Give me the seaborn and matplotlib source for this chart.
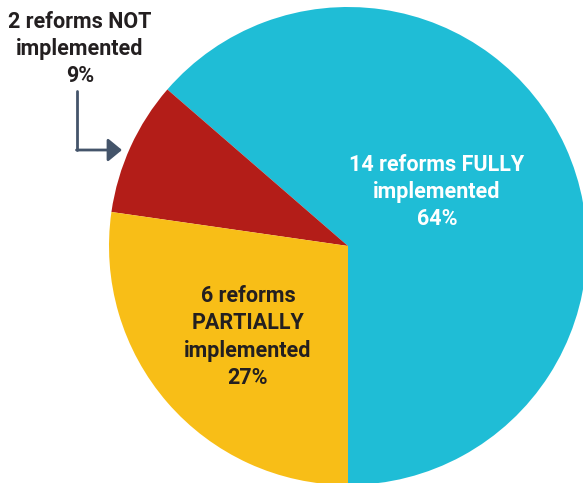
import numpy as np
import seaborn as sns
import matplotlib.pyplot as plt

# data
labels = ['14 reforms FULLY\nimplemented\n64%',
          '2 reforms NOT\nimplemented\n9%',
          '6 reforms\nPARTIALLY\nimplemented\n27%']
counts = [14, 2, 6]
colors = ['#1FBDD6', '#B31D18', '#F8BE17']

sns.set_style('white')
plt.rcParams['font.family'] = ['Roboto', 'DejaVu Sans']

W, H = 583, 483
fig = plt.figure(figsize=(W / 100, H / 100), dpi=100)
ax = fig.add_axes([0, 0, 1, 1])

# pie center / radius in pixels (from top-left)
cx, cy, r = 348, 246, 239
ax.pie(counts, colors=colors, startangle=-90, counterclock=True,
       radius=1, center=(0, 0), wedgeprops=dict(linewidth=0))
ax.set_xlim(-cx / r, (W - cx) / r)
ax.set_ylim(-(H - cy) / r, cy / r)
ax.set_aspect('equal')
ax.axis('off')

def px(x, y):
    # pixel (from top-left) -> figure fraction
    return x / W, 1 - y / H

fs = 15.5
ls = 1.3
fig.text(*px(437, 192), labels[0], ha='center', va='center', color='white',
         fontsize=fs, fontweight='bold', linespacing=ls)
fig.text(*px(248, 337), labels[2], ha='center', va='center', color='#231F20',
         fontsize=fs, fontweight='bold', linespacing=ls)
fig.text(*px(80, 49), labels[1], ha='center', va='center', color='#231F20',
         fontsize=fs, fontweight='bold', linespacing=ls)

# elbow arrow pointing at the small slice
arrow_col = '#44546A'
x0, y0 = px(77, 91)
x1, y1 = px(77, 150)
x2, y2 = px(122, 150)
fig.add_artist(plt.Line2D([x0, x1], [y0, y1], color=arrow_col, lw=2,
                          transform=fig.transFigure))
ax.annotate('', xy=(x2, y2), xytext=(x1 - 0.5 / W, y1),
            xycoords='figure fraction', textcoords='figure fraction',
            arrowprops=dict(arrowstyle='-|>,head_length=0.85,head_width=0.7',
                            color=arrow_col, lw=2, shrinkA=0, shrinkB=0))

plt.savefig('out.png', dpi=100)
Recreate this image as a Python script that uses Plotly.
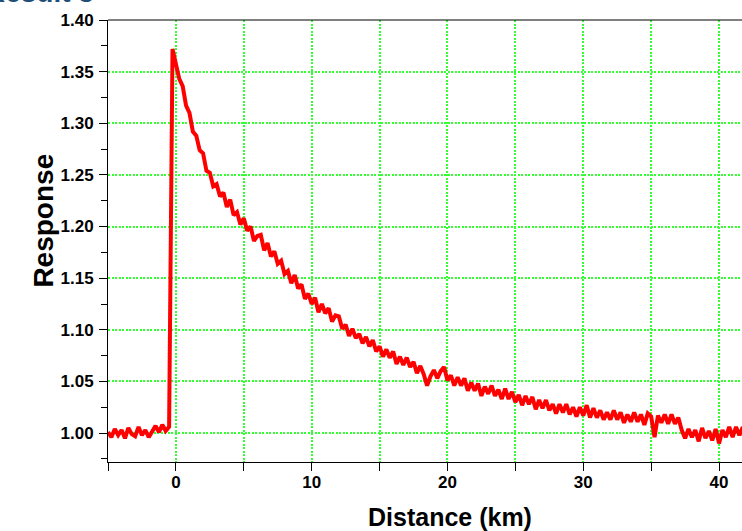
import plotly.graph_objects as go

# Sampling of the trace (km)
distance_start_km = -5.0
distance_step_km = 0.25

# Response values, one row per km (x = k, k+.25, k+.5, k+.75)
response_rows = [
    [1.001, 0.996, 1.004, 0.998],  # -5
    [1.003, 0.995, 1.005, 0.999],  # -4
    [0.997, 1.006, 0.998, 1.003],  # -3
    [0.996, 1.002, 1.007, 1.001],  # -2
    [1.008, 1.002, 1.006, 1.372],  # -1
    [1.359, 1.343, 1.336, 1.317],  # 0
    [1.310, 1.292, 1.288, 1.274],  # 1
    [1.271, 1.254, 1.252, 1.239],  # 2
    [1.241, 1.229, 1.233, 1.219],  # 3
    [1.226, 1.211, 1.214, 1.202],  # 4
    [1.208, 1.196, 1.200, 1.186],  # 5
    [1.191, 1.192, 1.177, 1.184],  # 6
    [1.171, 1.176, 1.164, 1.167],  # 7
    [1.154, 1.157, 1.145, 1.153],  # 8
    [1.140, 1.144, 1.130, 1.135],  # 9
    [1.125, 1.131, 1.117, 1.125],  # 10
    [1.116, 1.121, 1.108, 1.114],  # 11
    [1.113, 1.101, 1.105, 1.094],  # 12
    [1.101, 1.092, 1.096, 1.087],  # 13
    [1.093, 1.084, 1.090, 1.079],  # 14
    [1.084, 1.074, 1.081, 1.073],  # 15
    [1.079, 1.067, 1.074, 1.066],  # 16
    [1.073, 1.064, 1.069, 1.058],  # 17
    [1.065, 1.057, 1.046, 1.055],  # 18
    [1.061, 1.053, 1.060, 1.064],  # 19
    [1.051, 1.056, 1.046, 1.054],  # 20
    [1.046, 1.053, 1.041, 1.049],  # 21
    [1.041, 1.048, 1.036, 1.045],  # 22
    [1.038, 1.046, 1.036, 1.042],  # 23
    [1.033, 1.043, 1.033, 1.040],  # 24
    [1.030, 1.037, 1.027, 1.036],  # 25
    [1.028, 1.035, 1.023, 1.032],  # 26
    [1.024, 1.032, 1.022, 1.028],  # 27
    [1.019, 1.028, 1.020, 1.028],  # 28
    [1.018, 1.025, 1.016, 1.025],  # 29
    [1.017, 1.027, 1.015, 1.024],  # 30
    [1.015, 1.022, 1.013, 1.020],  # 31
    [1.013, 1.022, 1.013, 1.020],  # 32
    [1.010, 1.018, 1.011, 1.020],  # 33
    [1.011, 1.018, 1.008, 1.019],  # 34
    [1.016, 0.996, 1.017, 1.010],  # 35
    [1.018, 1.009, 1.018, 1.009],  # 36
    [1.015, 1.003, 0.995, 1.004],  # 37
    [0.996, 1.003, 0.992, 1.005],  # 38
    [0.995, 1.002, 0.993, 1.004],  # 39
    [0.990, 1.003, 0.996, 1.006],  # 40
    [0.996, 1.006, 0.998, 1.006],  # 41
]
response = [v for row in response_rows for v in row]

x_range = [-5.0, 41.69]
y_range = [0.972, 1.40]
x_tick_step = 10
x_minor_step = 5
y_tick_step = 0.05
y_minor_step = 0.025

title_text = "Result 3"
x_title = "Distance (km)"
y_title = "Response"

grid_color = "#33ff33"
grid_dash = "2px,1.5px"
grid_width = 1.5
font_family = "Liberation Sans, Arial, sans-serif"

fig = go.Figure()
fig.add_trace(go.Scatter(
    x0=distance_start_km, dx=distance_step_km, y=response,
    mode="lines", line=dict(color="#ff0000", width=4),
    showlegend=False, hoverinfo="skip",
))

axis_common = dict(
    showline=True, linecolor="black", linewidth=1,
    ticks="outside", ticklen=8, tickwidth=1, tickcolor="black",
    showgrid=True, gridcolor=grid_color, griddash=grid_dash, gridwidth=grid_width,
    zeroline=False,
    tickfont=dict(family=font_family, size=17, color="black", weight="bold"),
)

fig.update_xaxes(
    range=x_range, tick0=0, dtick=x_tick_step, ticklabelstandoff=-3,
    minor=dict(tick0=0, dtick=x_minor_step, ticks="outside", ticklen=8,
               tickcolor="black", showgrid=True, gridcolor=grid_color,
               griddash=grid_dash, gridwidth=grid_width),
    **axis_common,
)
fig.update_yaxes(
    range=y_range, tick0=1.0, dtick=y_tick_step, tickformat=".2f",
    ticklabelstandoff=2,
    minor=dict(tick0=1.0, dtick=y_minor_step, ticks="outside", ticklen=6,
               tickcolor="black", showgrid=False),
    **axis_common,
)

# top frame line (right side of the frame is outside the window)
fig.add_shape(type="line", xref="paper", yref="paper", x0=0, x1=1, y0=1, y1=1,
              line=dict(color="black", width=1), layer="above")

# axis titles
fig.add_annotation(text=x_title, xref="paper", yref="paper", x=0.539, y=0,
                   xanchor="center", yanchor="top", yshift=-39, showarrow=False,
                   font=dict(family=font_family, size=25, color="black", weight="bold"))
fig.add_annotation(text=y_title, xref="paper", yref="paper", x=0, y=0.545,
                   xanchor="right", yanchor="middle", xshift=-47, textangle=-90,
                   showarrow=False,
                   font=dict(family=font_family, size=28, color="black", weight="bold"))

# partly visible title at the top-left corner
fig.add_annotation(text=title_text, xref="paper", yref="paper", x=0, y=1,
                   xanchor="right", yanchor="bottom", xshift=-12, yshift=10,
                   showarrow=False,
                   font=dict(family=font_family, size=28, color="#1F4E79", weight="bold"))

fig.update_layout(
    width=742, height=531,
    margin=dict(l=108, r=0, t=20, b=69, autoexpand=False),
    paper_bgcolor="white", plot_bgcolor="white",
    font=dict(family=font_family, color="black"),
)

fig.write_html("out.html")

• • •

Repeat the listing above up to and including the line with "colors = ['#1FBDD6', '#B31D18', '#F8BE17']", starting from its first line. Drop any pictures.

**Answer to the exercise**
Give me the seaborn and matplotlib source for this chart.
import numpy as np
import seaborn as sns
import matplotlib.pyplot as plt

# data
labels = ['14 reforms FULLY\nimplemented\n64%',
          '2 reforms NOT\nimplemented\n9%',
          '6 reforms\nPARTIALLY\nimplemented\n27%']
counts = [14, 2, 6]
colors = ['#1FBDD6', '#B31D18', '#F8BE17']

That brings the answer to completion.